## What is required
Would you output the whole listing below, exactly as it reads?

## Provided material
-=-=-

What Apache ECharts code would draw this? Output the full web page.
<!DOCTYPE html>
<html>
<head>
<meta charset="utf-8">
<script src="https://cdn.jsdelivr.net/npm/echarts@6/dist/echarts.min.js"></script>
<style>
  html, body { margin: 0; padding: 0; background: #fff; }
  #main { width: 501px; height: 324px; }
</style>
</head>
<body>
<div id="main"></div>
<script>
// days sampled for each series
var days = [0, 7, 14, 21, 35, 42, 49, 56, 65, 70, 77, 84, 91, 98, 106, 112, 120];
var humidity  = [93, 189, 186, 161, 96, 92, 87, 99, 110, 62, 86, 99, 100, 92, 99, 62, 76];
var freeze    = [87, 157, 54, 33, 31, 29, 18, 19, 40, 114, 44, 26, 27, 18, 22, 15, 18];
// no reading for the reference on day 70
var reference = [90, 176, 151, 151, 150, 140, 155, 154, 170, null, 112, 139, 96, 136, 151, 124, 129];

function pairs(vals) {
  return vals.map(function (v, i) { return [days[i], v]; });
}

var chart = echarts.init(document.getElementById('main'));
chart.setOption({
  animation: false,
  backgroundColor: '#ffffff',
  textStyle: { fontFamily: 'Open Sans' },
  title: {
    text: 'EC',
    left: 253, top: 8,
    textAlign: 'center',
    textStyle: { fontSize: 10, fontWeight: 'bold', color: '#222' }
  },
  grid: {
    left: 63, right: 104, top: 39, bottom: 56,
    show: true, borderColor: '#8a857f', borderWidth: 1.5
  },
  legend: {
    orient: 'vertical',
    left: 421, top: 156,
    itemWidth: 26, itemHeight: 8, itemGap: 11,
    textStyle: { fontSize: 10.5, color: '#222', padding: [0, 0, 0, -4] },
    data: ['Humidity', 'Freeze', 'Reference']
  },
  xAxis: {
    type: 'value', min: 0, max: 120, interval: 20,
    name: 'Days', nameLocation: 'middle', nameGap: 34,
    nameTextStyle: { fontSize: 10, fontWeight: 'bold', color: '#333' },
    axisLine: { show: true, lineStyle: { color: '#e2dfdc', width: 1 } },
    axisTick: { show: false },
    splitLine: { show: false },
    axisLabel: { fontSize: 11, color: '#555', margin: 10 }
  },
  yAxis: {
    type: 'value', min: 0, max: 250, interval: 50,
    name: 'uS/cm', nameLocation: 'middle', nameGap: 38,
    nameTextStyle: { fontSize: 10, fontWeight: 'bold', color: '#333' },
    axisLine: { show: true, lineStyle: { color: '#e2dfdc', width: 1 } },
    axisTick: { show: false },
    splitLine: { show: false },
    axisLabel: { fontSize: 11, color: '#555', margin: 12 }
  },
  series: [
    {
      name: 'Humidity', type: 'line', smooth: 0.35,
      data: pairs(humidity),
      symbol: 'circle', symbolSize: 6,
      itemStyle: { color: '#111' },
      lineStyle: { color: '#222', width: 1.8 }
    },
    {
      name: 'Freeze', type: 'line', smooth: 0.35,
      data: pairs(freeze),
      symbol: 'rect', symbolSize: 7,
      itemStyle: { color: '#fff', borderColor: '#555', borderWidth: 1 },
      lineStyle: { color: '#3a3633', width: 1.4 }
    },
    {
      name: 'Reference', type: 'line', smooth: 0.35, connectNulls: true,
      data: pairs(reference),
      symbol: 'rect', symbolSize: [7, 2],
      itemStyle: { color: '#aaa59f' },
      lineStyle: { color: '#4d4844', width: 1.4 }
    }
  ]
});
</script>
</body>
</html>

-=-=-

## Response for this exercise
What Apache ECharts code would draw this? Output the full web page.
<!DOCTYPE html>
<html>
<head>
<meta charset="utf-8">
<script src="https://cdn.jsdelivr.net/npm/echarts@6/dist/echarts.min.js"></script>
<style>
  html, body { margin: 0; padding: 0; background: #fff; }
  #main { width: 501px; height: 324px; }
</style>
</head>
<body>
<div id="main"></div>
<script>
// days sampled for each series
var days = [0, 7, 14, 21, 35, 42, 49, 56, 65, 70, 77, 84, 91, 98, 106, 112, 120];
var humidity  = [93, 189, 186, 161, 96, 92, 87, 99, 110, 62, 86, 99, 100, 92, 99, 62, 76];
var freeze    = [87, 157, 54, 33, 31, 29, 18, 19, 40, 114, 44, 26, 27, 18, 22, 15, 18];
// no reading for the reference on day 70
var reference = [90, 176, 151, 151, 150, 140, 155, 154, 170, null, 112, 139, 96, 136, 151, 124, 129];

function pairs(vals) {
  return vals.map(function (v, i) { return [days[i], v]; });
}

var chart = echarts.init(document.getElementById('main'));
chart.setOption({
  animation: false,
  backgroundColor: '#ffffff',
  textStyle: { fontFamily: 'Open Sans' },
  title: {
    text: 'EC',
    left: 253, top: 8,
    textAlign: 'center',
    textStyle: { fontSize: 10, fontWeight: 'bold', color: '#222' }
  },
  grid: {
    left: 63, right: 104, top: 39, bottom: 56,
    show: true, borderColor: '#8a857f', borderWidth: 1.5
  },
  legend: {
    orient: 'vertical',
    left: 421, top: 156,
    itemWidth: 26, itemHeight: 8, itemGap: 11,
    textStyle: { fontSize: 10.5, color: '#222', padding: [0, 0, 0, -4] },
    data: ['Humidity', 'Freeze', 'Reference']
  },
  xAxis: {
    type: 'value', min: 0, max: 120, interval: 20,
    name: 'Days', nameLocation: 'middle', nameGap: 34,
    nameTextStyle: { fontSize: 10, fontWeight: 'bold', color: '#333' },
    axisLine: { show: true, lineStyle: { color: '#e2dfdc', width: 1 } },
    axisTick: { show: false },
    splitLine: { show: false },
    axisLabel: { fontSize: 11, color: '#555', margin: 10 }
  },
  yAxis: {
    type: 'value', min: 0, max: 250, interval: 50,
    name: 'uS/cm', nameLocation: 'middle', nameGap: 38,
    nameTextStyle: { fontSize: 10, fontWeight: 'bold', color: '#333' },
    axisLine: { show: true, lineStyle: { color: '#e2dfdc', width: 1 } },
    axisTick: { show: false },
    splitLine: { show: false },
    axisLabel: { fontSize: 11, color: '#555', margin: 12 }
  },
  series: [
    {
      name: 'Humidity', type: 'line', smooth: 0.35,
      data: pairs(humidity),
      symbol: 'circle', symbolSize: 6,
      itemStyle: { color: '#111' },
      lineStyle: { color: '#222', width: 1.8 }
    },
    {
      name: 'Freeze', type: 'line', smooth: 0.35,
      data: pairs(freeze),
      symbol: 'rect', symbolSize: 7,
      itemStyle: { color: '#fff', borderColor: '#555', borderWidth: 1 },
      lineStyle: { color: '#3a3633', width: 1.4 }
    },
    {
      name: 'Reference', type: 'line', smooth: 0.35, connectNulls: true,
      data: pairs(reference),
      symbol: 'rect', symbolSize: [7, 2],
      itemStyle: { color: '#aaa59f' },
      lineStyle: { color: '#4d4844', width: 1.4 }
    }
  ]
});
</script>
</body>
</html>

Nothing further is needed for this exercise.